TRSF: The Best New Science Fiction

  While over at Boskone the other weekend, I resolved to not buy much from the convention market, and I was able to hold myself to that. I made a single purchase: Technology Review's 1st Science Fiction magazine: TRSF. I bought it because I'd heard good things: Ken Liu in particular, was a draw, and the full lineup of authors is a particularly strong one: Cory Doctorow, Joe Haldeman, Elizabeth Bear, Ma Boyong, Tobias Buckell, Pat Cadigan, Paul DiFilippo, Gwyneth Jones, Geoffrey Landis, Ken Liu, Ken MacLeod and Vandana Singh.

What I bought stunned me. Almost every story was gold: brilliant narratives that dripped with ideas, and each and every one sucked me right in while I rode back and forth to the convention on the T.

Cory Doctorow's story The Brave Little Toaster, depicting smart appliances was unexpectedly funny and relevant, while Indra's Web, by Vandana Singh was facinating.
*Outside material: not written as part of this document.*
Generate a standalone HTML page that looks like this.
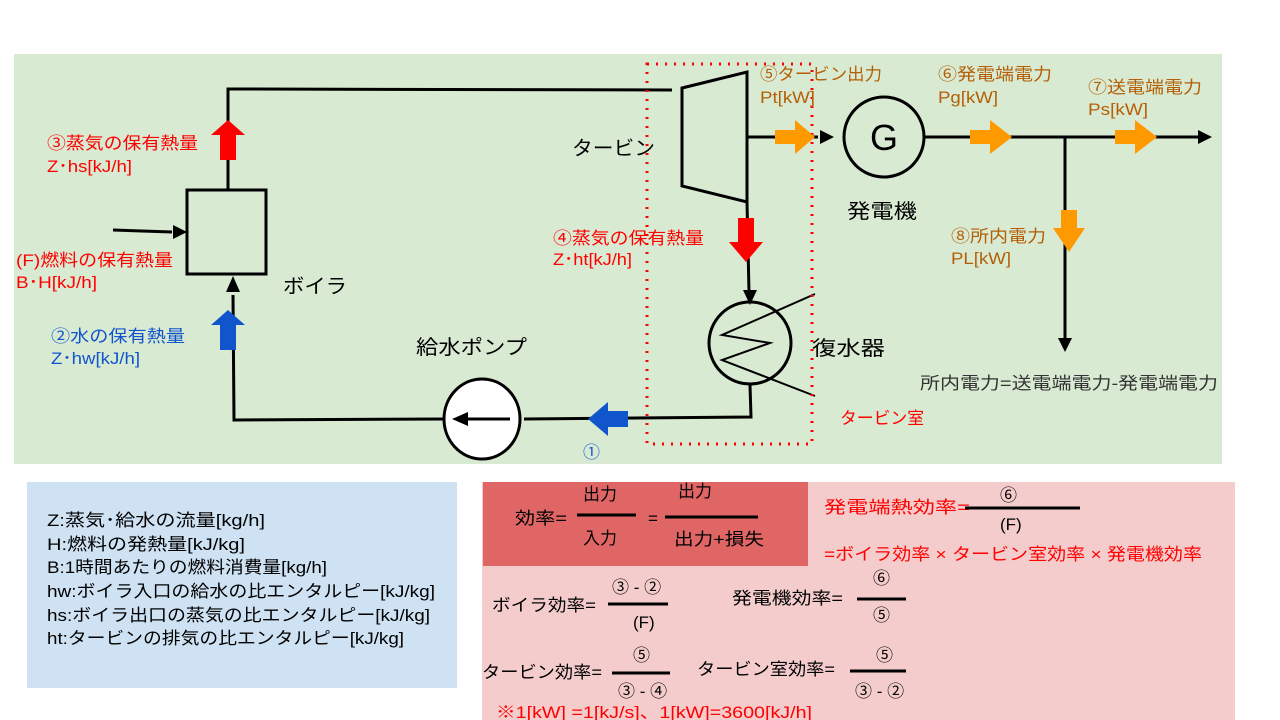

Lonely Islands (Tobias Bucknell), Private Space (Geoffrey A. Landis), Gods of the Forge (Elizabeth Bears) and The Flame is Roses, The Smoke is Briars (Gwyneth Jones) all hooked me from the get go, and made me think about the world around me in a lot of ways.

But then there were the stories that are still stuck in my head, ones that I've read a couple of times already: Real Artists, by Ken Liu, where a video student finds out just where the intersection between film art and business lie; Complete Sentence, by Joe Halderman, that takes a really frightening look at the mind and the punishment for crimes could lead (this one reminded me a little of Inception); The Mark Twain Robots, by Ma Boyong, which was a nice, modern take on Asimov's Three Laws; Pat Cardigan's Cody, involving data storage and biometrics; The Surface of Last Scattering, by Ken MacLeod, which was heartbreaking in more ways than one; and Specter-Bombing the Beer Goggles, by Paul Di Filippo, a nice look at apps and virtual reality (fit nicely with the book that I was reading at the time, David Louis Edelman's Infoquake).

The key thing with each book is the uniform quality of each of the stories: while published by Technology Review, none of these stories are necessarily about the cool technology that's available to the characters, but about how the characters have been impacted by the technology that surrounds them. In addition to that, it's not a book that's bound by the borders of the United States, and there's a real international flair in both the stories and the authors, which lends the book a certain credence as well. Each story is excellently realized when it comes to the worlds around them. Frighteningly, in most cases, the scenarios are very plausible, if not around the corner from the present day.

The entire issue is well worth the time to purchase and read through. This is one of those rare collections that's proven it's worth ten times over, and I absolutely can't wait to pick up the next issue. If you're a science fiction fan, you owe it to yourself to give this a read.